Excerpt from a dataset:
[start]

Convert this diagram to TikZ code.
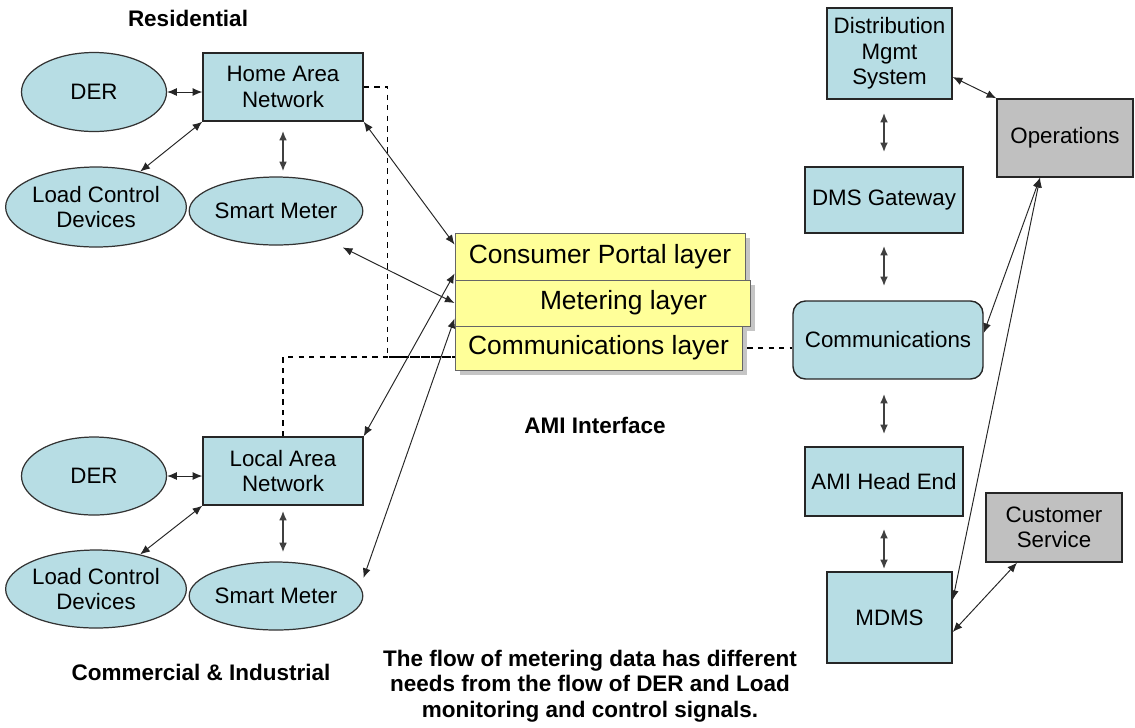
\documentclass[tikz,border=0pt]{standalone}
\usepackage{fontspec}
\setmainfont{Liberation Sans}
\usetikzlibrary{arrows.meta, shapes.geometric, shadows}
\definecolor{amiblue}{RGB}{183,221,228}
\definecolor{amigray}{RGB}{192,192,192}
\definecolor{amiyellow}{RGB}{255,255,153}

\begin{document}
\begin{tikzpicture}[
    txt/.style={font=\fontsize{12.7}{14.5}\selectfont, align=center, inner sep=0pt},
    boldlabel/.style={font=\bfseries\fontsize{12.8}{14.6}\selectfont, align=center, inner sep=0pt},
    sysbox/.style={txt, draw=black!85, line width=0.8pt, fill=amiblue},
    opsbox/.style={sysbox, fill=amigray},
    device/.style={txt, ellipse, draw=black!80, line width=0.7pt, fill=amiblue},
    layerbox/.style={draw=black!60, line width=0.5pt, fill=amiyellow, inner sep=0pt,
        font=\fontsize{15}{17}\selectfont,
        drop shadow={shadow xshift=0.09cm, shadow yshift=-0.09cm, fill=black!45}},
    link/.style={{Latex[length=5.5pt,width=4.5pt]}-{Latex[length=5.5pt,width=4.5pt]}, line width=0.55pt, black!85},
    vlink/.style={link, line width=1.2pt, black!75},
    dashline/.style={dashed, line width=0.7pt}
]
    \useasboundingbox (0,0) rectangle (22.7,-14.54);

    % residential
    \node[boldlabel] (res) at (3.76,-0.36) {Residential};
    \node[sysbox, minimum width=3.2cm, minimum height=1.36cm] (han) at (5.66,-1.74) {Home Area\\Network};
    \node[device, minimum width=2.9cm, minimum height=1.58cm] (der1) at (1.88,-1.84) {DER};
    \node[device, minimum width=3.44cm, minimum height=1.6cm] (lcd1) at (1.92,-4.14) {Load Control\\Devices};
    \node[device, minimum width=2.9cm, minimum height=1.36cm] (sm1) at (5.52,-4.22) {Smart Meter};

    % commercial & industrial
    \node[sysbox, minimum width=3.2cm, minimum height=1.36cm] (lan) at (5.66,-9.42) {Local Area\\Network};
    \node[device, minimum width=2.9cm, minimum height=1.56cm] (der2) at (1.88,-9.52) {DER};
    \node[device, minimum width=3.44cm, minimum height=1.56cm] (lcd2) at (1.92,-11.78) {Load Control\\Devices};
    \node[device, minimum width=2.9cm, minimum height=1.36cm] (sm2) at (5.52,-11.92) {Smart Meter};
    \node[boldlabel] (ci) at (4.02,-13.44) {Commercial \& Industrial};

    % AMI interface
    \node[layerbox, minimum width=5.8cm, minimum height=0.94cm] (cpl) at (12.0,-5.13) {Consumer Portal layer};
    \node[layerbox, minimum width=5.9cm, minimum height=0.92cm] (ml) at (12.05,-6.06) {\hspace*{0.84cm}Metering layer};
    \node[layerbox, minimum width=5.74cm, minimum height=0.88cm] (cl) at (11.97,-6.96) {Communications layer};
    \node[boldlabel] (ami) at (11.9,-8.5) {AMI Interface};
    \node[boldlabel] (note) at (11.8,-13.72) {The flow of metering data has different\\needs from the flow of DER and Load\\monitoring and control signals.};

    % utility side
    \node[sysbox, minimum width=2.5cm, minimum height=1.82cm] (dms) at (17.79,-1.07) {Distribution\\Mgmt\\System};
    \node[sysbox, minimum width=3.16cm, minimum height=1.32cm] (gw) at (17.68,-4.0) {DMS Gateway};
    \node[sysbox, rounded corners=0.25cm, minimum width=3.8cm, minimum height=1.56cm] (comm) at (17.76,-6.8) {Communications};
    \node[sysbox, minimum width=3.16cm, minimum height=1.38cm] (he) at (17.68,-9.63) {AMI Head End};
    \node[sysbox, minimum width=2.5cm, minimum height=1.82cm] (mdms) at (17.79,-12.35) {MDMS};
    \node[opsbox, minimum width=2.72cm, minimum height=1.56cm] (ops) at (21.3,-2.76) {Operations};
    \node[opsbox, minimum width=2.72cm, minimum height=1.38cm] (cs) at (21.08,-10.55) {Customer\\Service};

    % dashed communication paths
    \coordinate (bus) at ([yshift=-0.18cm]cl.west);
    \draw[dashline] (han.east) -- ++(0.48,0) |- (bus);
    \draw[dashline] (lan.north) |- (bus);
    \draw[dashline] ([xshift=0.1cm]cl.east) -- (cl.east -| comm.west);

    % residential links
    \draw[link] (der1.east) -- (der1.east -| han.west);
    \draw[link] (lcd1) -- (han.south west);
    \draw[vlink, shorten <=0.18cm, shorten >=0.1cm] (han.south) -- (han.south |- sm1.north);
    \draw[link] (han.south east) -- ([yshift=-0.24cm]cpl.north west);
    \draw[link] ([shift={(0.1,-0.24)}]sm1.south east) -- (ml.west);

    % commercial links
    \draw[link] (der2.east) -- (der2.east -| lan.west);
    \draw[link] (lcd2) -- (lan.south west);
    \draw[vlink, shorten <=0.1cm, shorten >=0.18cm] (lan.south) -- (lan.south |- sm2.north);
    \draw[link] (lan.north east) -- ([yshift=0.14cm]cpl.south west);
    \draw[link] ([yshift=0.36cm]sm2.east) -- ([yshift=0.16cm]ml.south west);

    % utility links
    \draw[vlink, shorten <=0.26cm, shorten >=0.28cm] (dms.south -| gw.north) -- (gw.north);
    \draw[vlink, shorten <=0.24cm, shorten >=0.28cm] (gw.south) -- (gw.south |- comm.north);
    \draw[vlink, shorten <=0.28cm, shorten >=0.24cm] (comm.south -| he.north) -- (he.north);
    \draw[vlink, shorten <=0.24cm, shorten >=0.04cm] (he.south) -- (he.south |- mdms.north);
    \draw[link] ([yshift=-0.47cm]dms.east) -- (ops.north west);
    \draw[link] ([xshift=-0.5cm]ops.south) -- ([yshift=0.14cm]comm.east);
    \draw[link] ([xshift=-0.5cm]ops.south) -- ([yshift=0.35cm]mdms.east);
    \draw[link] ([xshift=-0.74cm]cs.south) -- ([yshift=-0.29cm]mdms.east);
\end{tikzpicture}
\end{document}
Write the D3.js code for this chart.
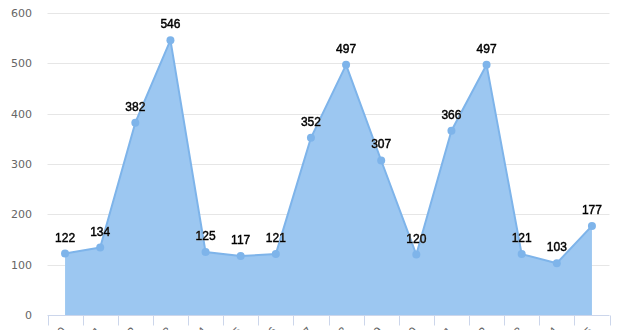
<!DOCTYPE html>
<html>
<head>
<meta charset="utf-8">
<script src="https://cdn.jsdelivr.net/npm/d3@7"></script>
<style>
  html, body { margin: 0; padding: 0; background: #fff; }
  svg { display: block; }
</style>
</head>
<body>
<svg id="chart" width="620" height="330"></svg>
<script>
const categories = ["2010","2011","2012","2013","2014","2015","2016","2017","2018","2019","2020","2021","2022","2023","2024","2025"];
const values = [122,134,382,546,125,117,121,352,497,307,120,366,497,121,103,177];
const yTicks = [0,100,200,300,400,500,600];

const W = 620, H = 330;
const m = { left: 47.5, right: 10.5, top: 13, bottom: 15 };
const svg = d3.select("#chart");

const x = d3.scaleBand().domain(categories).range([m.left, W - m.right]).padding(0);
const y = d3.scaleLinear().domain([0, 600]).range([H - m.bottom, m.top]);
const cx = d => x(d) + x.bandwidth() / 2;

// grid
svg.append("g").selectAll("line").data(yTicks.filter(t => t > 0)).join("line")
  .attr("x1", m.left).attr("x2", W - m.right)
  .attr("y1", d => Math.round(y(d)) + 0.5).attr("y2", d => Math.round(y(d)) + 0.5)
  .attr("stroke", "#e6e6e6").attr("stroke-width", 1);

// y labels
svg.append("g").selectAll("text").data(yTicks).join("text")
  .attr("x", 32).attr("y", d => y(d) + 4)
  .attr("text-anchor", "end")
  .attr("font-family", "DejaVu Sans, sans-serif").attr("font-size", 11)
  .attr("fill", "#666")
  .text(d => d);

const pts = categories.map((c, i) => ({ c, v: values[i] }));

// area
const area = d3.area().x(d => cx(d.c)).y0(y(0)).y1(d => y(d.v));
svg.append("path").datum(pts).attr("d", area)
  .attr("fill", "#9cc7f1").attr("fill-opacity", 1);

// line
const line = d3.line().x(d => cx(d.c)).y(d => y(d.v));
svg.append("path").datum(pts).attr("d", line)
  .attr("fill", "none").attr("stroke", "#7eb4ea").attr("stroke-width", 2)
  .attr("stroke-linejoin", "round");

// points
svg.append("g").selectAll("circle").data(pts).join("circle")
  .attr("cx", d => cx(d.c)).attr("cy", d => y(d.v)).attr("r", 4)
  .attr("fill", "#7eb4ea");

// x axis
const gx = svg.append("g").attr("transform", `translate(0,${Math.round(y(0)) + 0.5})`);
gx.append("line").attr("x1", m.left).attr("x2", W - m.right)
  .attr("stroke", "#ccd6eb");
const bounds = categories.map(c => x(c)).concat([x(categories[categories.length - 1]) + x.bandwidth()]);
gx.selectAll("line.tick").data(bounds).join("line").attr("class", "tick")
  .attr("x1", d => Math.round(d) + 0.5).attr("x2", d => Math.round(d) + 0.5)
  .attr("y1", 0).attr("y2", 10).attr("stroke", "#ccd6eb");
gx.selectAll("text").data(categories).join("text")
  .attr("transform", d => `translate(${cx(d) + 2},${16}) rotate(-45)`)
  .attr("text-anchor", "end")
  .attr("font-family", "DejaVu Sans, sans-serif").attr("font-size", 11)
  .attr("fill", "#666")
  .text(d => d);

// data labels
const lbl = svg.append("g").selectAll("text").data(pts).join("text")
  .attr("x", d => cx(d.c)).attr("y", d => y(d.v) - 12)
  .attr("text-anchor", "middle")
  .attr("font-family", "Liberation Sans, Arial, sans-serif").attr("font-size", 12)
  .attr("fill", "#000")
  .attr("stroke", "#000").attr("stroke-width", 0.45)
  .style("filter", "drop-shadow(0 0 0.6px #fff)")
  .text(d => d.v);
</script>
</body>
</html>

[end]

Leaving the pictures out, write out exactly the lines from the line containing "Write the D3.js code for this chart." through the line containing "const pts = categories.map((c, i)", both included.

§ **ANSWER TO THIS TASK**:
Write the D3.js code for this chart.
<!DOCTYPE html>
<html>
<head>
<meta charset="utf-8">
<script src="https://cdn.jsdelivr.net/npm/d3@7"></script>
<style>
  html, body { margin: 0; padding: 0; background: #fff; }
  svg { display: block; }
</style>
</head>
<body>
<svg id="chart" width="620" height="330"></svg>
<script>
const categories = ["2010","2011","2012","2013","2014","2015","2016","2017","2018","2019","2020","2021","2022","2023","2024","2025"];
const values = [122,134,382,546,125,117,121,352,497,307,120,366,497,121,103,177];
const yTicks = [0,100,200,300,400,500,600];

const W = 620, H = 330;
const m = { left: 47.5, right: 10.5, top: 13, bottom: 15 };
const svg = d3.select("#chart");

const x = d3.scaleBand().domain(categories).range([m.left, W - m.right]).padding(0);
const y = d3.scaleLinear().domain([0, 600]).range([H - m.bottom, m.top]);
const cx = d => x(d) + x.bandwidth() / 2;

// grid
svg.append("g").selectAll("line").data(yTicks.filter(t => t > 0)).join("line")
  .attr("x1", m.left).attr("x2", W - m.right)
  .attr("y1", d => Math.round(y(d)) + 0.5).attr("y2", d => Math.round(y(d)) + 0.5)
  .attr("stroke", "#e6e6e6").attr("stroke-width", 1);

// y labels
svg.append("g").selectAll("text").data(yTicks).join("text")
  .attr("x", 32).attr("y", d => y(d) + 4)
  .attr("text-anchor", "end")
  .attr("font-family", "DejaVu Sans, sans-serif").attr("font-size", 11)
  .attr("fill", "#666")
  .text(d => d);

const pts = categories.map((c, i) => ({ c, v: values[i] }));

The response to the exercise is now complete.